What you have to do:
Find the string "with" in the listing and report every line that has it.

********************

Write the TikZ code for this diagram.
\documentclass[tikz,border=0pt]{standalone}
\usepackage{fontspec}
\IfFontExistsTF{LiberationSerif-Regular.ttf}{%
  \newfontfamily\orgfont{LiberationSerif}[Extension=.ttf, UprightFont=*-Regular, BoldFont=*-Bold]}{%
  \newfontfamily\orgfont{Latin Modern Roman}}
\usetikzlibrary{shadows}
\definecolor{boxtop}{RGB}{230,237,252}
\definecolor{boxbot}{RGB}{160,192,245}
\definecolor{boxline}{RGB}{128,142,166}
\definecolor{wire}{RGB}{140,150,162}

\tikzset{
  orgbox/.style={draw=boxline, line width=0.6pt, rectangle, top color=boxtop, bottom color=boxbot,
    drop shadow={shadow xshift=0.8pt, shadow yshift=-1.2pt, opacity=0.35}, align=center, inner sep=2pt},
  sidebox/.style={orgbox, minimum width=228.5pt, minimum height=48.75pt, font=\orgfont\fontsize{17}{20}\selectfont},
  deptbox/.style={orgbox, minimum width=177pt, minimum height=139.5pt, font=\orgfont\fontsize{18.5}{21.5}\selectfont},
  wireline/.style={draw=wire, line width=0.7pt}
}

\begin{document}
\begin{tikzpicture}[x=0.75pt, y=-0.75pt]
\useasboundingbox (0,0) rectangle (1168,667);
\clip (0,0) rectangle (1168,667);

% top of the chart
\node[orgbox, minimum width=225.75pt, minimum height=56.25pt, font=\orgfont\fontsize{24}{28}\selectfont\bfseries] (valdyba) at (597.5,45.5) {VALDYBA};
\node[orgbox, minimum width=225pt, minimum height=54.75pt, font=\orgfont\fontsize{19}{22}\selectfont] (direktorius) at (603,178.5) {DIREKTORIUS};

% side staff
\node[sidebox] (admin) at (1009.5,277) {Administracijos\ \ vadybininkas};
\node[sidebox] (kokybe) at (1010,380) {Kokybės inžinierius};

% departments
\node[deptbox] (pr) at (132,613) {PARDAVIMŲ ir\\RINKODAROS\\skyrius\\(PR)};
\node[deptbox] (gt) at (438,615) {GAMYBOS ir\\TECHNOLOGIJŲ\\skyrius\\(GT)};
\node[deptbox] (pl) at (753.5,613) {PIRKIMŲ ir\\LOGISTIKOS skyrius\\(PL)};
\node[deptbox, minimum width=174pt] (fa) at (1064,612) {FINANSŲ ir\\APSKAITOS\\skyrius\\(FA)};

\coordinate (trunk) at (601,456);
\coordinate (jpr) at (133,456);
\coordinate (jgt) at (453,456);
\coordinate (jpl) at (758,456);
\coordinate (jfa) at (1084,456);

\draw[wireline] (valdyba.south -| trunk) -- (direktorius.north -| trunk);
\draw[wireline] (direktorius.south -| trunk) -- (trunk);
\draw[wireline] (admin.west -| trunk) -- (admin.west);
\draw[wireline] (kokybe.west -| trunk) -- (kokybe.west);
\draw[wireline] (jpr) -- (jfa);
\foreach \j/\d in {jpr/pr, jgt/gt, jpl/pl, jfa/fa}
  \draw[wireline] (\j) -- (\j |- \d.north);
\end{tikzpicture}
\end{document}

********************

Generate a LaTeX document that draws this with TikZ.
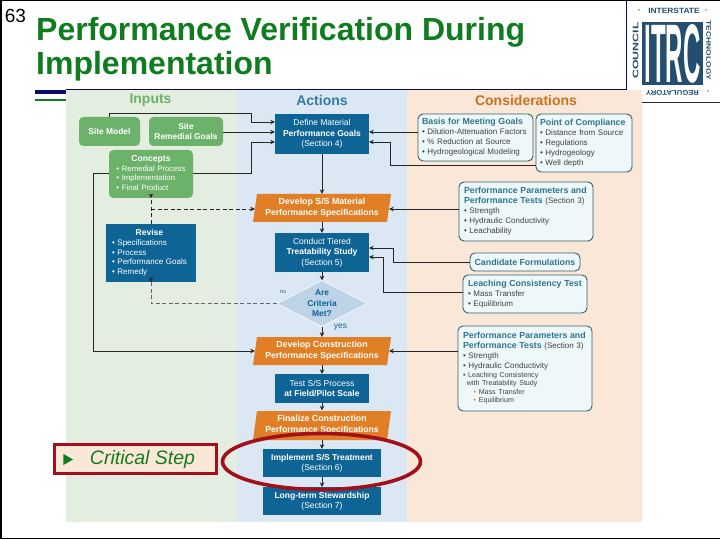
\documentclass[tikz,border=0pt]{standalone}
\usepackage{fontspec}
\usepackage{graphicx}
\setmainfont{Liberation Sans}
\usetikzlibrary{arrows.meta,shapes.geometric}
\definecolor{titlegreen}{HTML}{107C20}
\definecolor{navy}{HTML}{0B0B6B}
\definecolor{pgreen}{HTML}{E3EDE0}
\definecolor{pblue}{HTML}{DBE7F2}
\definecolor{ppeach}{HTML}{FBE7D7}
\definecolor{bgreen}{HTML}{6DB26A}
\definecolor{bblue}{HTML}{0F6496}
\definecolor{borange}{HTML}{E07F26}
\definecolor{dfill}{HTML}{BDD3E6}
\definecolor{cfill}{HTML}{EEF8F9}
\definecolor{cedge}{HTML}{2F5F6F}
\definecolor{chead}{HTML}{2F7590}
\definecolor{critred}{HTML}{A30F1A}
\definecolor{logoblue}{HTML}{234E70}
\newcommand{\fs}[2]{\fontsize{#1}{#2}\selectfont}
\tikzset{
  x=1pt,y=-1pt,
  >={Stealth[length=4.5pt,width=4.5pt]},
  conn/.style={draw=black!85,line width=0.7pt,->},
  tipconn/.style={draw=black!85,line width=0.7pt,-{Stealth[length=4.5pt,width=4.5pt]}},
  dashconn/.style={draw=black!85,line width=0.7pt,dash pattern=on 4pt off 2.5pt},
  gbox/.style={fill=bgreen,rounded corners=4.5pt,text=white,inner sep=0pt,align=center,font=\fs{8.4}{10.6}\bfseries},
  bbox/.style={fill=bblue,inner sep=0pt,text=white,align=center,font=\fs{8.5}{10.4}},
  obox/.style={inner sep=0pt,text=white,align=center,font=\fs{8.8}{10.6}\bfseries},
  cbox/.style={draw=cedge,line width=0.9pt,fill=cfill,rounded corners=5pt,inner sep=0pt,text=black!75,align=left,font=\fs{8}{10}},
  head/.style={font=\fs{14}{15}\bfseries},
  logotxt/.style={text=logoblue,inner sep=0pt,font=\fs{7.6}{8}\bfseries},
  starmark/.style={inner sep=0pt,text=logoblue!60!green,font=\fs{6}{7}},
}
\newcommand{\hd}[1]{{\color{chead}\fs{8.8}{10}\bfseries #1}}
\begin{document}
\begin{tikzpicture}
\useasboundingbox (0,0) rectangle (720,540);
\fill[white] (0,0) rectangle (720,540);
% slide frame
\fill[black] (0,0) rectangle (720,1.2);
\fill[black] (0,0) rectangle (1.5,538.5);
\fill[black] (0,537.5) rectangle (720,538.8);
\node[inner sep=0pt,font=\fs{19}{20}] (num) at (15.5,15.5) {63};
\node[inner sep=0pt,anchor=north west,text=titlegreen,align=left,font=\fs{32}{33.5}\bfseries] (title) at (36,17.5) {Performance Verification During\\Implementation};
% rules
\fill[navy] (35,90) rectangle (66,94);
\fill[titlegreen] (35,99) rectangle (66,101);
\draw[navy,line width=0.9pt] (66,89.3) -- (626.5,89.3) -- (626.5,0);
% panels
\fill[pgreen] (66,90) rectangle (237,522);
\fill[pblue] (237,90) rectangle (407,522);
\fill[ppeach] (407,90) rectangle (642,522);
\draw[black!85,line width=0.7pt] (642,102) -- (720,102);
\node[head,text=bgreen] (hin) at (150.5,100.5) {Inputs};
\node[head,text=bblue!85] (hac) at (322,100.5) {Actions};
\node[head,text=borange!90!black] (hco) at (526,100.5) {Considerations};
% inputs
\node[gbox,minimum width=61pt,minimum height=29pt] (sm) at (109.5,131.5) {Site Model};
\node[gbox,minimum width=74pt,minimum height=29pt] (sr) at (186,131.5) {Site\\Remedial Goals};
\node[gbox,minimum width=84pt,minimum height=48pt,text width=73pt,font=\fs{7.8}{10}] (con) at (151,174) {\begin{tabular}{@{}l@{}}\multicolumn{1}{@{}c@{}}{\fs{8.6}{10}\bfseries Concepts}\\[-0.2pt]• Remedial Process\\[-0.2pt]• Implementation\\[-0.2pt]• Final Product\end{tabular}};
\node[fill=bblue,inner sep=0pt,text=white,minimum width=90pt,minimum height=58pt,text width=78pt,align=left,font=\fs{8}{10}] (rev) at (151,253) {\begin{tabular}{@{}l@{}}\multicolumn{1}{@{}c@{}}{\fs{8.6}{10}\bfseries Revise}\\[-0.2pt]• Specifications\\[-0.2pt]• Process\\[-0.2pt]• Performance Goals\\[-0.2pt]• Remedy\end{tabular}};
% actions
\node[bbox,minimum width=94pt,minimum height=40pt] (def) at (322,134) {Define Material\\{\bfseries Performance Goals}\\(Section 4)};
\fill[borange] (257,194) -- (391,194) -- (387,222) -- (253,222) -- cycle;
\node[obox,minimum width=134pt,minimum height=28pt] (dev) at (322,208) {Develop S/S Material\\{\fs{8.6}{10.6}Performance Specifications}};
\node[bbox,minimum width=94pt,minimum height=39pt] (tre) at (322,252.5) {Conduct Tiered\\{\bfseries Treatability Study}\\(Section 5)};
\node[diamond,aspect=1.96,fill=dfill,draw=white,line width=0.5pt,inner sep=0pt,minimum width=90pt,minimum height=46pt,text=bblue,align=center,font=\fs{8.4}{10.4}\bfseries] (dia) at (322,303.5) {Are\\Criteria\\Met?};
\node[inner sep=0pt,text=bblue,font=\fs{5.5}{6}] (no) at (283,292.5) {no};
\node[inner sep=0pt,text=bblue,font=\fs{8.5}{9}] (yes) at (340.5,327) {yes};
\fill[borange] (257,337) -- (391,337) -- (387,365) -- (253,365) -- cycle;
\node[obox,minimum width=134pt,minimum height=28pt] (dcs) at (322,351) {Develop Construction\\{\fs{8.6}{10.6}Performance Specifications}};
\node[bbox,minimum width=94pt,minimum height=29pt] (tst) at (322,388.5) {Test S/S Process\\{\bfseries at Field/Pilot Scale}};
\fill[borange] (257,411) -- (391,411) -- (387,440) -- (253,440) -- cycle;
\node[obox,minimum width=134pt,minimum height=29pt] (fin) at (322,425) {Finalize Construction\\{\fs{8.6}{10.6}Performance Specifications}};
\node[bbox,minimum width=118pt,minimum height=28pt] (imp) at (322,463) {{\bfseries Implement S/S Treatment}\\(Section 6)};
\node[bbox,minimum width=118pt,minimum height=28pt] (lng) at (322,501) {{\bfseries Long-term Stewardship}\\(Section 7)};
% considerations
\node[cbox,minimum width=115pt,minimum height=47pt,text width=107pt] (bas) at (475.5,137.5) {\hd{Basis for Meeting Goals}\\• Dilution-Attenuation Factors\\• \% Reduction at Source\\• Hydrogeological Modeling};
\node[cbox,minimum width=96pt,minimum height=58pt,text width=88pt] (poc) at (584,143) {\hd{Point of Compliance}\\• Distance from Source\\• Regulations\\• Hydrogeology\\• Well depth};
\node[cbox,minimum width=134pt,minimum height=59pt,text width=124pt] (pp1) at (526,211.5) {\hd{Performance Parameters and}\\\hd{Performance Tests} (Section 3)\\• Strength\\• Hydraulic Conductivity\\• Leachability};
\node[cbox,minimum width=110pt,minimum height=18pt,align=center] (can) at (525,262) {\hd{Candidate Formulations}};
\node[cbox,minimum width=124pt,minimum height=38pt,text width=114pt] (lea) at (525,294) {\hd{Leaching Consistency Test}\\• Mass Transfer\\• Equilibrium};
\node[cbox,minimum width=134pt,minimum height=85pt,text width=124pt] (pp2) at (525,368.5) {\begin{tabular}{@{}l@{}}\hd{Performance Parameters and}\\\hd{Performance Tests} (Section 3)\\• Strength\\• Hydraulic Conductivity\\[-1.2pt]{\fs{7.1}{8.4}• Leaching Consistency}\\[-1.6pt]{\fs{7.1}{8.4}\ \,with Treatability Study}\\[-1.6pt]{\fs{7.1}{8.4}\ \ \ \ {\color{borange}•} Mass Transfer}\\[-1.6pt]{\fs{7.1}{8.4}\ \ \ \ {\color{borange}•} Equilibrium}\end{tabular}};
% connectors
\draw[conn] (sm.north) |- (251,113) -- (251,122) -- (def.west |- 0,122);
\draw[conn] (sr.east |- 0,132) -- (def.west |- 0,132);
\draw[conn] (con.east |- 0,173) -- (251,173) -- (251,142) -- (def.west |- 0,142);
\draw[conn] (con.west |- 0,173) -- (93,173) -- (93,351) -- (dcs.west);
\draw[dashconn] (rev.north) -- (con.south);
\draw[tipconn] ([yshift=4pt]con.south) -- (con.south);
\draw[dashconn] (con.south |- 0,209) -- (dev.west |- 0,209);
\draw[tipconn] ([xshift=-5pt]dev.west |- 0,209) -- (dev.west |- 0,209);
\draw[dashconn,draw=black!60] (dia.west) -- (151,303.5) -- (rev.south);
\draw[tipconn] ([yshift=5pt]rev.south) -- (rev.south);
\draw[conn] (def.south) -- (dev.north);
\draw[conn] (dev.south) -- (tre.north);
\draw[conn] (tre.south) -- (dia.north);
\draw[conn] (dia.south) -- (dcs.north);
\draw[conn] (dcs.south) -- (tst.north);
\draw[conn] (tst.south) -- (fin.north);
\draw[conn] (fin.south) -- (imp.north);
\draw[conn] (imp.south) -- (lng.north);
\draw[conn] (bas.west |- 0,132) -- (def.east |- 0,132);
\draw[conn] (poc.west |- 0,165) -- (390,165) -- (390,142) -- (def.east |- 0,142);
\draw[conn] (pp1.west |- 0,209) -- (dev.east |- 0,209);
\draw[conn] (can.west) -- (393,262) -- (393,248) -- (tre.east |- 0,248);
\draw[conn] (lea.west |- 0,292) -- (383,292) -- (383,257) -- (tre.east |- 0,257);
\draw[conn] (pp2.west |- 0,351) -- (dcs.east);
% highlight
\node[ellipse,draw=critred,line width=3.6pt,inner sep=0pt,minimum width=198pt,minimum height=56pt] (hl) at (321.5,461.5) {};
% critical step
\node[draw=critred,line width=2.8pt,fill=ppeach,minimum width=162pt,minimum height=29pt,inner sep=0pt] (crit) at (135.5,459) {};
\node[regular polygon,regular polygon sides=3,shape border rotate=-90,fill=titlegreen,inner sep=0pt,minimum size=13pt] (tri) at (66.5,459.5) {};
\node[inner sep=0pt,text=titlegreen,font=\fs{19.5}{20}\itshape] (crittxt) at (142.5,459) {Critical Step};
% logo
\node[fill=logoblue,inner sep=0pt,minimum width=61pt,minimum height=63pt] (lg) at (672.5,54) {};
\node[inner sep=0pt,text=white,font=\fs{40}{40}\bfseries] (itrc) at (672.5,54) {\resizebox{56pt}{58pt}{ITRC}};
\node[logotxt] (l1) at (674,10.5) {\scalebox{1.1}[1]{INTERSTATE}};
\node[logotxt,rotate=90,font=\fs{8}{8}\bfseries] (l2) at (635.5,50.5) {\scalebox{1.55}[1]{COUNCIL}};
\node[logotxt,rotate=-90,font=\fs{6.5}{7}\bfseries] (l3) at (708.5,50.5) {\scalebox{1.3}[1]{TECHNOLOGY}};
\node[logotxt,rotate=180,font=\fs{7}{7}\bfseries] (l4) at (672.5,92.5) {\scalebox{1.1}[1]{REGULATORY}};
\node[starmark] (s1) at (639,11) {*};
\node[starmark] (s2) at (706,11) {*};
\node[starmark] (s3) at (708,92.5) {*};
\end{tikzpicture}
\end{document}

********************

The answer:
Generate a LaTeX document that draws this with TikZ.
\node[cbox,minimum width=134pt,minimum height=85pt,text width=124pt] (pp2) at (525,368.5) {\begin{tabular}{@{}l@{}}\hd{Performance Parameters and}\\\hd{Performance Tests} (Section 3)\\• Strength\\• Hydraulic Conductivity\\[-1.2pt]{\fs{7.1}{8.4}• Leaching Consistency}\\[-1.6pt]{\fs{7.1}{8.4}\ \,with Treatability Study}\\[-1.6pt]{\fs{7.1}{8.4}\ \ \ \ {\color{borange}•} Mass Transfer}\\[-1.6pt]{\fs{7.1}{8.4}\ \ \ \ {\color{borange}•} Equilibrium}\end{tabular}};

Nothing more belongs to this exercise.